Many smaller banks posted dismal fourth quarter earnings as depositors continue to flee to booming megabanks that have been unfazed by interest rate hikes and a crisis that shook the sector early last year, according to The Wall Street Journal.
Net income was down substantially at many small and regional banks in the fourth quarter, including KeyCorp, Citizens Financial Group, PNC Financial Services Group, Comerica and Zion Bancorporation, falling 90%, 70%, 40%, 90% and 50%, respectively, according to the WSJ. Despite the poor performance at the small and regional level, America’s megabanks — JPMorgan, Bank of America, Wells Fargo and Citigroup — saw their earnings increase 11% during 2023 to over $100 billion. (RELATED: Home Sales In 2023 Were The Lowest In 28 Years As Affordability Crisis Plagued Americans)

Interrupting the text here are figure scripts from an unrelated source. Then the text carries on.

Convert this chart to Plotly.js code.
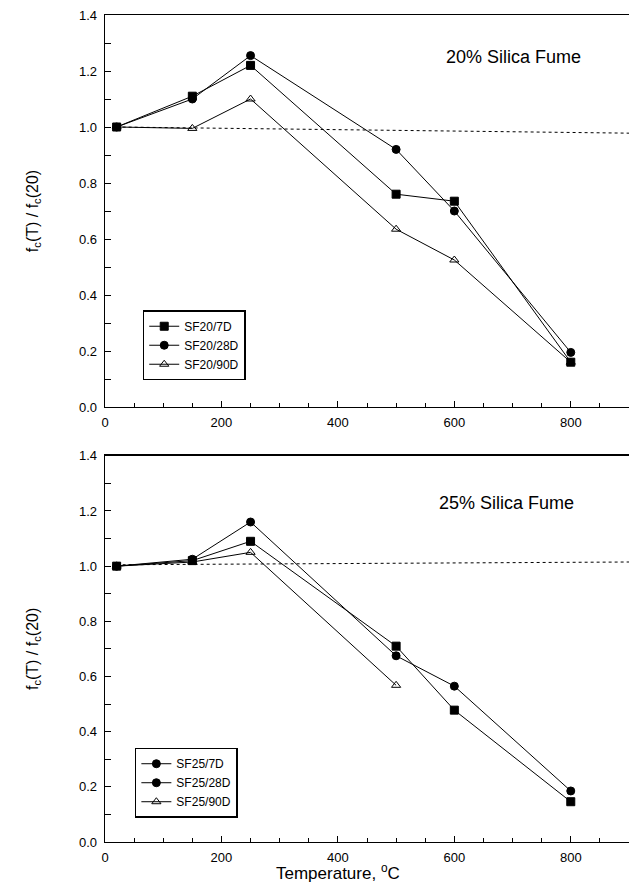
<!DOCTYPE html>
<html>
<head>
<meta charset="utf-8">
<script src="https://cdn.plot.ly/plotly-3.0.1.min.js"></script>
<style>html,body{margin:0;padding:0;background:#fff;}#chart{width:629px;height:885px;}</style>
</head>
<body>
<div id="chart"></div>
<script>
// ---- data ----
const tempTop = [20, 150, 250, 500, 600, 800];
const sf20_7d = [1.00, 1.11, 1.22, 0.76, 0.735, 0.16];
const sf20_28d = [1.00, 1.10, 1.255, 0.92, 0.70, 0.195];
const sf20_90d = [1.00, 0.995, 1.10, 0.635, 0.525, 0.16];

const tempBot = [20, 150, 250, 500, 600, 800];
const sf25_7d = [1.00, 1.02, 1.09, 0.71, 0.478, 0.146];
const sf25_28d = [1.00, 1.025, 1.16, 0.675, 0.565, 0.185];
const tempBot90 = [20, 150, 250, 500];
const sf25_90d = [1.00, 1.015, 1.05, 0.568];

const refX = [20, 900];
const refTop = [1.0, 0.978];
const refBot = [1.005, 1.015];

const labelsTop = ['SF20/7D', 'SF20/28D', 'SF20/90D'];
const labelsBot = ['SF25/7D', 'SF25/28D', 'SF25/90D'];
const panelTitles = ['20% Silica Fume', '25% Silica Fume'];
const xTitle = 'Temperature, <sup>o</sup>C';
const yTitle = 'f<sub>c</sub>(T) / f<sub>c</sub>(20)';

const font = 'Liberation Sans, Arial, sans-serif';
const line = {color: '#000', width: 1};

function series(x, y, name, symbol, xa, ya, leg, show) {
  return {x: x, y: y, name: name, xaxis: xa, yaxis: ya, legend: leg, showlegend: show,
    mode: 'lines+markers', line: line,
    marker: {symbol: symbol, size: 8, color: '#000', line: {color: '#000', width: 1}}};
}

const traces = [
  {x: refX, y: refTop, xaxis: 'x', yaxis: 'y', mode: 'lines', showlegend: false,
   line: {color: '#000', width: 1, dash: 'dot'}},
  series(tempTop, sf20_7d, labelsTop[0], 'square', 'x', 'y', 'legend', true),
  series(tempTop, sf20_28d, labelsTop[1], 'circle', 'x', 'y', 'legend', true),
  series(tempTop, sf20_90d, labelsTop[2], 'triangle-up-open', 'x', 'y', 'legend', true),

  {x: refX, y: refBot, xaxis: 'x2', yaxis: 'y2', mode: 'lines', showlegend: false,
   line: {color: '#000', width: 1, dash: 'dot'}},
  series(tempBot, sf25_7d, labelsBot[0], 'square', 'x2', 'y2', 'legend2', false),
  series([null], [null], labelsBot[0], 'circle', 'x2', 'y2', 'legend2', true),
  series(tempBot, sf25_28d, labelsBot[1], 'circle', 'x2', 'y2', 'legend2', true),
  series(tempBot90, sf25_90d, labelsBot[2], 'triangle-up-open', 'x2', 'y2', 'legend2', true)
];

function xaxis(anchor) {
  return {anchor: anchor, range: [0, 900], tickvals: [0, 200, 400, 600, 800],
    ticks: 'inside', ticklen: 6, tickcolor: '#000', showline: true, linecolor: '#000', linewidth: 1.3,
    mirror: true, showgrid: false, zeroline: false, ticklabelstandoff: 3,
    minor: {dtick: 50, tick0: 0, ticks: 'inside', ticklen: 4, tickcolor: '#000'},
    tickfont: {family: font, size: 13, color: '#000'}};
}
function yaxis(anchor, domain) {
  return {anchor: anchor, domain: domain, range: [0, 1.4], dtick: 0.2, tickformat: '.1f',
    ticks: 'inside', ticklen: 6, tickcolor: '#000', showline: true, linecolor: '#000', linewidth: 1.3,
    mirror: true, showgrid: false, zeroline: false, ticklabelstandoff: 4,
    minor: {dtick: 0.1, ticks: 'inside', ticklen: 6, tickcolor: '#000'},
    tickfont: {family: font, size: 13, color: '#000'},
    title: {text: yTitle, font: {family: font, size: 16, color: '#000'}, standoff: 36}};
}

const legendStyle = (x, y) => ({x: x, y: y, xanchor: 'left', yanchor: 'top', xref: 'paper', yref: 'paper',
  bgcolor: '#fff', bordercolor: '#000', borderwidth: 1.5, itemwidth: 30, traceorder: 'normal',
  font: {family: font, size: 12, color: '#000'}});

const layout = {
  width: 629, height: 885,
  margin: {l: 105, r: 0, t: 15, b: 43},
  paper_bgcolor: '#fff', plot_bgcolor: '#fff',
  xaxis: xaxis('y'),
  yaxis: yaxis('x', [0.526, 1]),
  xaxis2: xaxis('y2'),
  yaxis2: yaxis('x2', [0, 0.467]),
  legend: legendStyle(0.072, 0.643),
  legend2: legendStyle(0.057, 0.114),
  annotations: [
    {text: panelTitles[0], xref: 'x', yref: 'y', x: 702, y: 1.25, showarrow: false,
     font: {family: font, size: 18, color: '#000'}},
    {text: panelTitles[1], xref: 'x2', yref: 'y2', x: 690, y: 1.23, showarrow: false,
     font: {family: font, size: 18, color: '#000'}},
    {text: xTitle, xref: 'paper', yref: 'paper', x: (338 - 105) / 524, y: -0.0515,
     yanchor: 'bottom', showarrow: false, font: {family: font, size: 17, color: '#000'}}
  ]
};

Plotly.newPlot('chart', traces, layout, {displayModeBar: false, staticPlot: true});
</script>
</body>
</html>
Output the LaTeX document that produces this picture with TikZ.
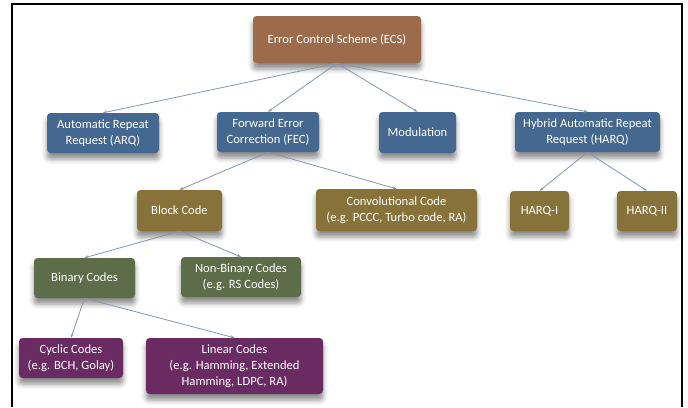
\documentclass[tikz,border=0pt]{standalone}
\usepackage{fontspec}
\setmainfont{Carlito}
\usetikzlibrary{shadows.blur, arrows.meta}

\definecolor{ecsbrown}{HTML}{9C6B4C}
\definecolor{topblue}{HTML}{44688F}
\definecolor{codeolive}{HTML}{87723A}
\definecolor{codegreen}{HTML}{5D6D49}
\definecolor{codepurple}{HTML}{6A2B63}
\definecolor{linkgrey}{HTML}{8496AC}

\tikzset{
  box/.style={rounded corners=3.5pt, text=white, align=center,
    inner sep=0pt, font=\fontsize{12.6}{16}\selectfont,
    blur shadow={shadow xshift=0pt, shadow yshift=-6pt,
      shadow blur radius=5pt, shadow opacity=45}},
  link/.style={draw=linkgrey, line width=0.8pt,
    -{Stealth[length=4pt,width=3pt]}}
}

\begin{document}
\begin{tikzpicture}[x=1pt,y=-1pt]
  \useasboundingbox (0,0) rectangle (688,407);
  % open frame: left, top and right sides
  \draw[line width=1.6pt] (12,407) -- (12,4) -- (682,4) -- (682,407);

  % root
  \node[box, fill=ecsbrown, minimum width=168pt, minimum height=47pt]
    (ecs) at (337,39.5) {Error Control Scheme (ECS)};

  % first level
  \node[box, fill=topblue, minimum width=112pt, minimum height=40pt]
    (arq) at (103,133) {Automatic Repeat\\Request (ARQ)};
  \node[box, fill=topblue, minimum width=102pt, minimum height=40pt]
    (fec) at (268,132) {Forward Error\\Correction (FEC)};
  \node[box, fill=topblue, minimum width=77pt, minimum height=41pt]
    (mod) at (417.5,132.5) {Modulation};
  \node[box, fill=topblue, minimum width=145pt, minimum height=40pt]
    (harq) at (587.5,132) {Hybrid Automatic Repeat\\Request (HARQ)};

  % second level
  \node[box, fill=codeolive, minimum width=85pt, minimum height=41pt]
    (block) at (179.5,210.5) {Block Code};
  \node[box, fill=codeolive, minimum width=161pt, minimum height=42pt]
    (conv) at (396.5,210) {Convolutional Code\\(e.g. PCCC, Turbo code, RA)};
  \node[box, fill=codeolive, minimum width=59pt, minimum height=40pt]
    (harqa) at (539.5,211) {HARQ-I};
  \node[box, fill=codeolive, minimum width=60pt, minimum height=40pt]
    (harqb) at (647,211) {HARQ-II};

  % third level
  \node[box, fill=codegreen, minimum width=101pt, minimum height=40pt]
    (bin) at (84.5,278) {Binary Codes};
  \node[box, fill=codegreen, minimum width=120pt, minimum height=40pt]
    (nonbin) at (241,277) {Non-Binary Codes\\(e.g. RS Codes)};

  % fourth level
  \node[box, fill=codepurple, minimum width=104pt, minimum height=40pt]
    (cyc) at (71,358) {Cyclic Codes\\(e.g. BCH, Golay)};
  \node[box, fill=codepurple, minimum width=177pt, minimum height=56pt]
    (lin) at (234.5,366) {Linear Codes\\(e.g. Hamming, Extended\\Hamming, LDPC, RA)};

  % connectors
  \draw[link] (ecs.south) -- (arq.north);
  \draw[link] (ecs.south) -- (fec.north);
  \draw[link] (ecs.south) -- (mod.north);
  \draw[link] (ecs.south) -- (harq.north);
  \draw[link] (fec.south) -- (block.north);
  \draw[link] (fec.south) -- (conv.north);
  \draw[link] (harq.south) -- (harqa.north);
  \draw[link] (harq.south) -- (harqb.north);
  \draw[link] (block.south) -- (bin.north);
  \draw[link] (block.south) -- (nonbin.north);
  \draw[link] (bin.south) -- (cyc.north);
  \draw[link] (bin.south) -- (lin.north);
\end{tikzpicture}
\end{document}
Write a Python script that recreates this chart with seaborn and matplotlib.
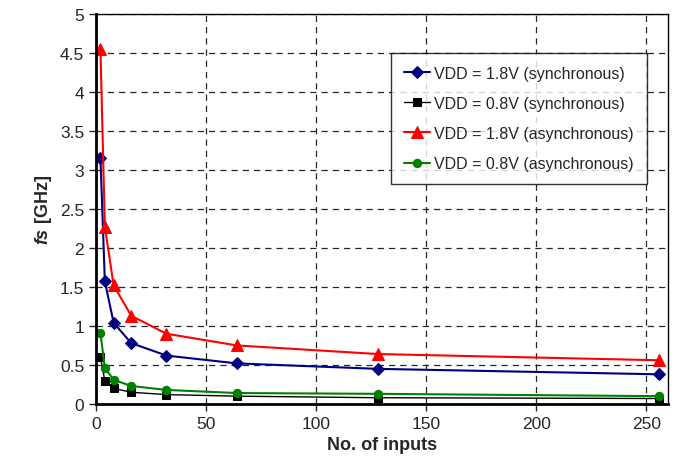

“We’re in a very uncertain economic period here,” Chris Gorman, chief executive at KeyCorp, told the WSJ. “It requires that we run many scenarios as we just figure out the full range of possibilities.”
Many depositors in 2023 fled from smaller banks to megabanks following a string of bank failures early in the year that threatened smaller players who could not effectively absorb losses as well, according to the WSJ. The Federal Reserve has also raised its federal funds rate to a range of 5.25% and 5.50% in an effort to tame high inflation, which disproportionally hinders smaller banks from offering the same deposit returns that megabanks are able to.
National financial conditions are now at their loosest since Nov ’21 (or Feb ’22 if looking at adj. index) – rate hikes and QT have apparently done nothing as almost $2 trillion of reverse repo and billions of emergency lending flood the market w/ liquidity… pic.twitter.com/OWkVusoarn
— E.J. Antoni, Ph.D. (@RealEJAntoni) January 24, 2024
The current pressure on smaller banks could be eased in 2024, with a median of Fed governors at the December Federal Open Market Committee projecting three rate cuts before the end of the year, enabling them to compete in terms of deposit returns with megabanks.
The failures in the banking sector began with a bank run at Silicon Valley Bank and spread to First Republic and Signature banks, prompting the Federal Deposit Insurance Corporation (FDIC) to step in and take over the failing banks. The FDIC eventually created an auction among top banks to facilitate the sale of First Republic, which JP Morgan bought.
The debt-laden American commercial real estate industry also poses a unique threat to the smaller banks due to their disproportionate portfolio dedicated to the sector. U.S. banks outside of the top 25 in terms of assets hold around 67.2% of loans in commercial real estate but only 37.6% of all loans.